Key Features of a Parabolic Trajectory
- Symmetry: The path is symmetrical about the highest point (the apex).
- Maximum Height: The vertical velocity is zero at the apex.
- Range: The total horizontal distance traveled by the projectile.
- Time of Flight: The total time the projectile is in the air.
Example question
A ball is launched horizontally from a height of $10 \, \mathrm{m}$ with a speed of $5 \, \mathrm{m/s}$. How long does it take to hit the ground, and what is its horizontal range?
Solution
- Time to hit the ground: Use the vertical motion equation with zero initial velocity: $$y = \frac{1}{2}gt^2$$ $$10 = \frac{1}{2} \cdot 9.81 \cdot t^2$$ $$t = 1.43 \, \mathrm{s}$$
- Horizontal range: Use $x = v_{x} \cdot t$:
$$x = 5 \cdot 1.43 = 7.15 \, \mathrm{m}$$
Optimal Launch Angles: Understanding the Relationship Between Launch Angle and Range
Derivation of range
- We have previously obtained the expression for the trajectory of a projectile.
- Now, one may wonder, how to find its range (how far does it fly), and how to choose a launching angle to maximize the range.
- We have previously established that:$$y(x) = x \tan \theta - \frac{g x^2}{2 u^2 \cos^2 \theta}$$
- To find the range, we determine the horizontal distance at which the projectile hits the ground, i.e., when \( y(x) = 0 \): $$x \tan \theta - \frac{g x^2}{2 u^2 \cos^2 \theta} = 0$$ $$x\left(\tan \theta - \frac{g x}{2 u^2 \cos^2 \theta} \right) = 0 $$
Now, the first solution is obvious: $x = 0$. But the point $(0, 0)$ is the origin.

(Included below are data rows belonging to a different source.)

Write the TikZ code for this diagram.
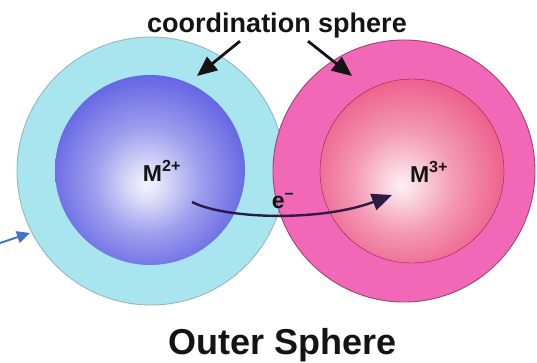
\documentclass[tikz,border=0pt]{standalone}
\usepackage{fontspec}
\setmainfont{Liberation Sans}
\usetikzlibrary{arrows.meta, calc}
\definecolor{ringteal}{HTML}{A9E5EF}
\definecolor{ringpink}{HTML}{F168B6}
\definecolor{coreblue}{HTML}{3D3EDD}
\definecolor{corepink}{HTML}{E8336C}
\definecolor{pointerblue}{HTML}{4472C4}
\definecolor{inkdark}{HTML}{141414}
\definecolor{electron}{HTML}{2B1B45}
\pgfdeclareradialshading{bluecore}{\pgfpoint{-1bp}{-4bp}}{color(0bp)=(coreblue!5!white); color(5bp)=(coreblue!20!white); color(14bp)=(coreblue!50!white); color(26bp)=(coreblue!78!white); color(40bp)=(coreblue!93!white); color(50bp)=(coreblue)}
\pgfdeclareradialshading{pinkcore}{\pgfpoint{-3bp}{-4bp}}{color(0bp)=(corepink!7!white); color(5bp)=(corepink!22!white); color(14bp)=(corepink!50!white); color(26bp)=(corepink!76!white); color(40bp)=(corepink!92!white); color(50bp)=(corepink)}

\begin{document}
\begin{tikzpicture}[x=1pt, y=-1pt,
  ionlabel/.style={font=\bfseries\fontsize{23}{26}\selectfont, text=inkdark, anchor=base},
  pointer/.style={-{Triangle[length=20pt,width=17pt]}, line width=2.8pt, draw=inkdark}]
\useasboundingbox (0,0) rectangle (537,362);
% shells
\draw[line width=0.9pt, draw=ringteal!55!gray, fill=ringteal] (151,171) circle (134);
\draw[line width=0.9pt, draw=ringpink!65!black, fill=ringpink] (404,171) circle (131);
% metal ions
\shade[shading=bluecore] (150,170) circle (95);
\shade[shading=pinkcore, draw=corepink!65!black] (412,171) circle (92);
\node[ionlabel] (m2) at (162,181) {M\textsuperscript{2+}};
\node[ionlabel] (m3) at (429,182) {M\textsuperscript{3+}};
\node[ionlabel] (el) at (283,208) {e\textsuperscript{--}};
% labels
\node[font=\bfseries\fontsize{27}{30}\selectfont, text=inkdark, anchor=base] (cs) at (277,32) {coordination sphere};
\node[font=\bfseries\fontsize{36}{40}\selectfont, text=inkdark, anchor=base] (title) at (283,354) {Outer Sphere};
\coordinate (ltip) at (197,76);
\coordinate (rtip) at (352,76);
\draw[pointer] ($(cs.south)+(-37,0)$) -- (ltip);
\draw[pointer] ($(cs.south)+(31,0)$) -- (rtip);
% electron transfer
\coordinate (estart) at (192,202);
\coordinate (eend) at (392,195);
\draw[-{Triangle[length=20pt,width=17pt]}, line width=2.4pt, draw=electron] (estart) .. controls (225,219) and (320,222) .. (eend);
% pointer on the left
\coordinate (ptail) at (0,243);
\coordinate (phead) at (30,233);
\draw[-{Triangle[length=13pt,width=12pt]}, line width=2pt, pointerblue] (ptail) -- (phead);
\end{tikzpicture}
\end{document}
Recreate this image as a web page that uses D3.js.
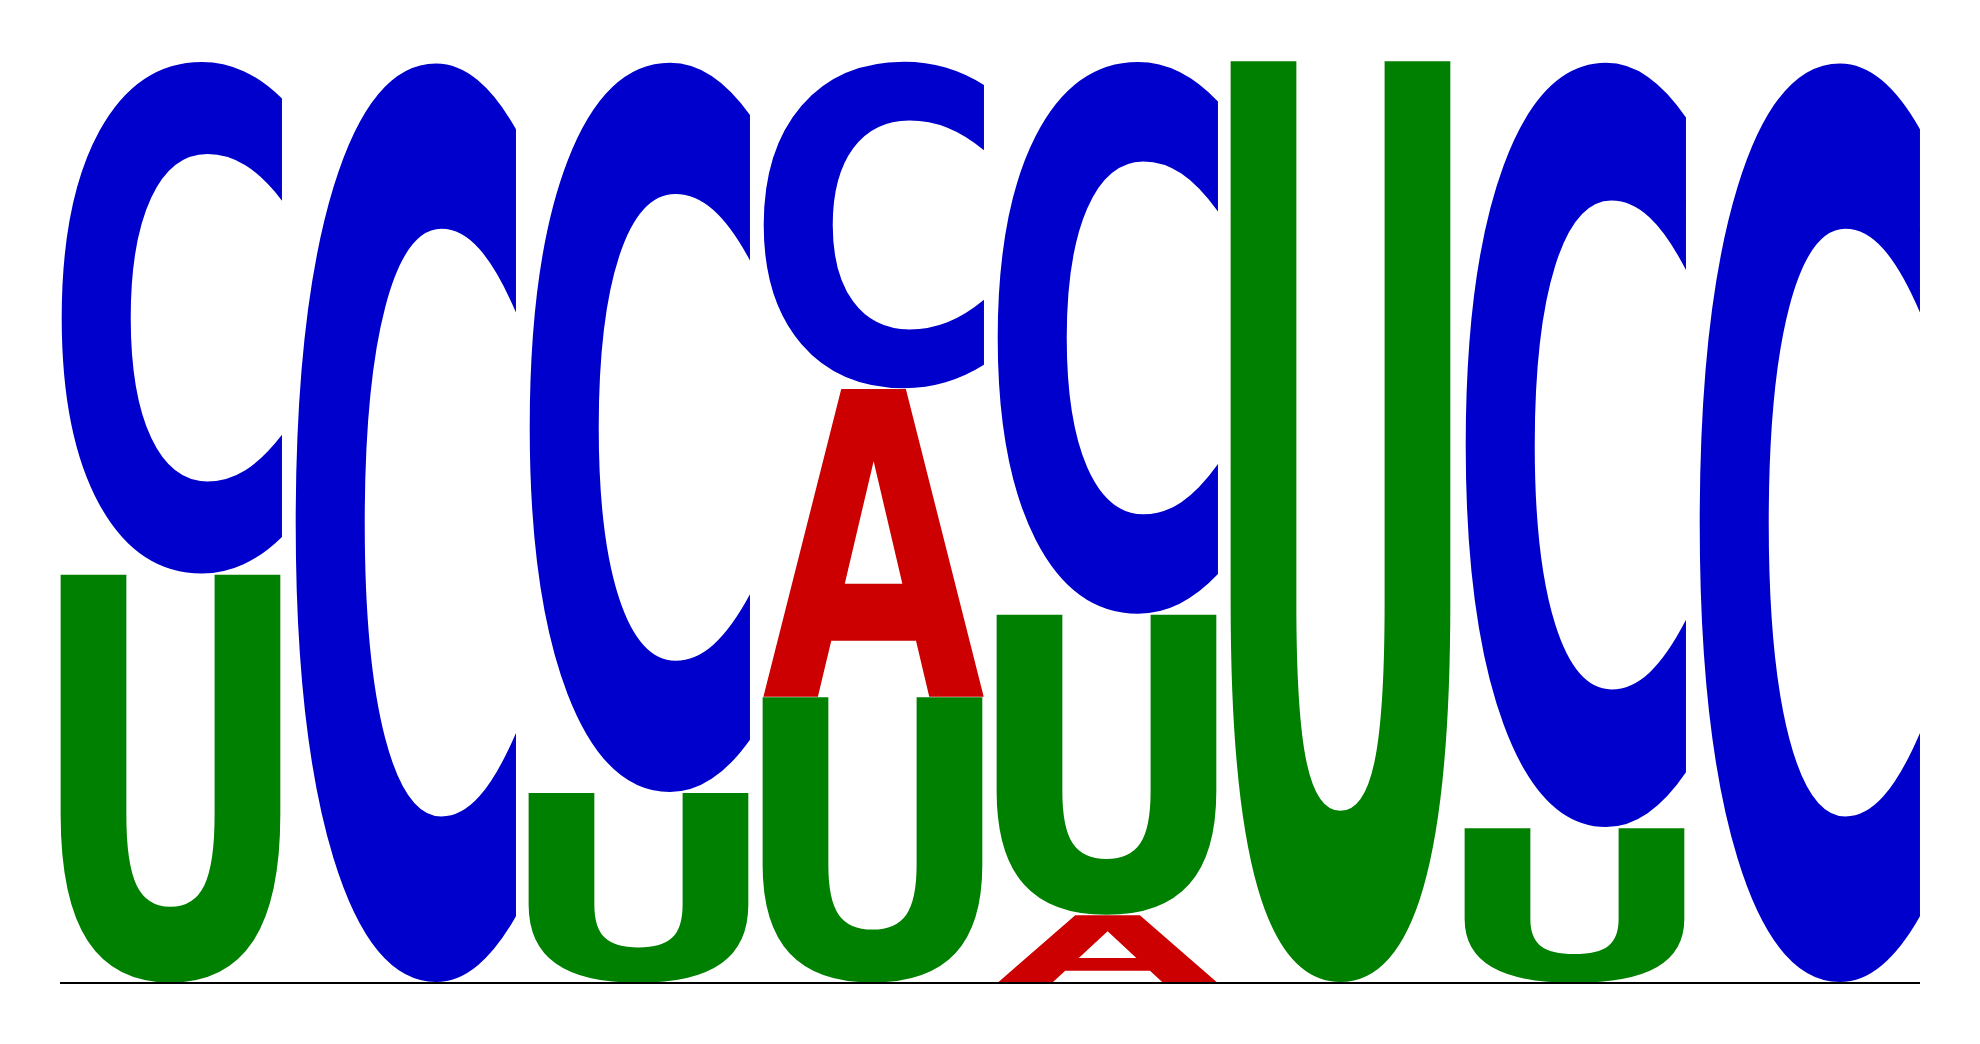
<!DOCTYPE html>
<html>
<head>
<meta charset="utf-8">
<script src="https://cdn.jsdelivr.net/npm/d3@7"></script>
<style>
  html, body { margin: 0; padding: 0; background: #fff; }
  svg { display: block; }
</style>
</head>
<body>
<svg id="logo" width="1980" height="1044"></svg>
<script>
// sequence logo, heights in bits
const positions = [1, 2, 3, 4, 5, 6, 7, 8];
const bases = ['A', 'C', 'U'];
const aBits = [0, 0, 0, 0.668, 0.147, 0, 0, 0];
const cBits = [1.114, 2, 1.588, 0.711, 1.201, 0, 1.664, 2];
const uBits = [0.886, 0, 0.412, 0.620, 0.652, 2, 0.336, 0];
const baseColors = { A: '#cc0000', C: '#0000cc', U: '#008000' };

const width = 1980, height = 1044;
const margin = { top: 60, right: 60, bottom: 61, left: 60 };

const svg = d3.select('#logo');

const x = d3.scaleBand()
  .domain(positions)
  .range([margin.left, width - margin.right])
  .paddingInner(0.0513)
  .paddingOuter(0);

const y = d3.scaleLinear()
  .domain([0, 2])
  .range([height - margin.bottom, margin.top]);

// ink bounds of each glyph, so a letter fills its box exactly
const fontSpec = 'bold 200px "DejaVu Sans"';
const ctx = document.createElement('canvas').getContext('2d');
ctx.font = fontSpec;
const ink = {};
bases.forEach(b => {
  const m = ctx.measureText(b);
  ink[b] = {
    left: m.actualBoundingBoxLeft,
    right: m.actualBoundingBoxRight,
    ascent: m.actualBoundingBoxAscent,
    descent: m.actualBoundingBoxDescent
  };
});

const bitsOf = { A: aBits, C: cBits, U: uBits };

// stack each column, smallest at the bottom
const stacks = positions.map((p, i) => {
  const col = bases
    .map(b => ({ base: b, bits: bitsOf[b][i] }))
    .filter(d => d.bits > 0)
    .sort((a, b) => a.bits - b.bits);
  let acc = 0;
  col.forEach(d => { d.y0 = acc; acc += d.bits; d.y1 = acc; d.pos = p; });
  return col;
});

const letters = svg.append('g')
  .selectAll('g.col')
  .data(stacks)
  .join('g')
  .attr('class', 'col')
  .selectAll('text')
  .data(d => d)
  .join('text')
  .text(d => d.base)
  .attr('font-family', '"DejaVu Sans"')
  .attr('font-weight', 'bold')
  .attr('font-size', 200)
  .attr('fill', d => baseColors[d.base])
  .attr('transform', d => {
    const g = ink[d.base];
    const bx = x(d.pos);
    const by = y(d.y1);
    const sx = x.bandwidth() / (g.left + g.right);
    const sy = (y(d.y0) - y(d.y1)) / (g.ascent + g.descent);
    return `translate(${bx},${by}) scale(${sx},${sy}) translate(${g.left},${g.ascent})`;
  });

svg.append('line')
  .attr('x1', margin.left)
  .attr('x2', width - margin.right)
  .attr('y1', y(0))
  .attr('y2', y(0))
  .attr('stroke', '#000')
  .attr('stroke-width', 2);
</script>
</body>
</html>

This solution tells us, that we were on the ground level during the launch of projectile - not very useful.
- Instead we proceed with finding the second solution: $$\tan \theta - \frac{g x}{2 u^2 \cos^2 \theta} = 0$$
- Solving for \( x \), we find the range \( R \): $$\frac{g x}{2 u^2 \cos^2 \theta} = \tan \theta$$ $$x = \frac{2 u^2 \cos^2 \theta \tan \theta}{g}$$
- Recall that \( \tan \theta = \frac{\sin \theta}{\cos \theta} \), so: $$x = \frac{2 u^2 \cos^2 \theta \cdot \frac{\sin \theta}{\cos \theta}}{g} = \frac{2 u^2 \cos \theta \sin \theta}{g}$$
- Using the identity \( \sin 2\theta = 2 \sin \theta \cos \theta \), we obtain: $$R = \frac{u^2 \sin 2\theta}{g}$$
We have just obtained that the range ($R$) of a projectile launched with an initial velocity $u$ at an angle $\theta$ is given by: $$R = \frac{u^2 \sin 2\theta}{g}$$
Hint
The maximum range is achieved when $\sin 2\theta = 1$, which occurs at a launch angle of $45^\circ$.
Symmetrical Angles
Two launch angles that add up to $90^\circ$ (e.g., $30^\circ$ and $60^\circ$) will produce the same range, but with different trajectories.
- Lower angles result in flatter trajectories with shorter flight times.
- Higher angles result in higher trajectories with longer flight times.
Example question
A projectile is launched with a speed of $20 \, \mathrm{m/s}$ at an angle of $45^\circ$. Calculate its range.
Solution
Use the range formula: $$R = \frac{u^2 \sin 2\theta}{g}$$ $$R = \frac{20^2 \sin 90^\circ}{9.81} = 40.8 \, \mathrm{m}$$
Hint
- When solving projectile motion problems, always break the motion into horizontal and vertical components.
- This simplifies calculations and helps you avoid errors.
Projectie Motion
Self review
- What are the horizontal and vertical components of a projectile launched at an angle of $60^\circ$ with a speed of $10 \, \mathrm{m/s}$?
- Why is the launch angle of $45^\circ$ optimal for achieving maximum range?
- How would air resistance affect the trajectory of a projectile?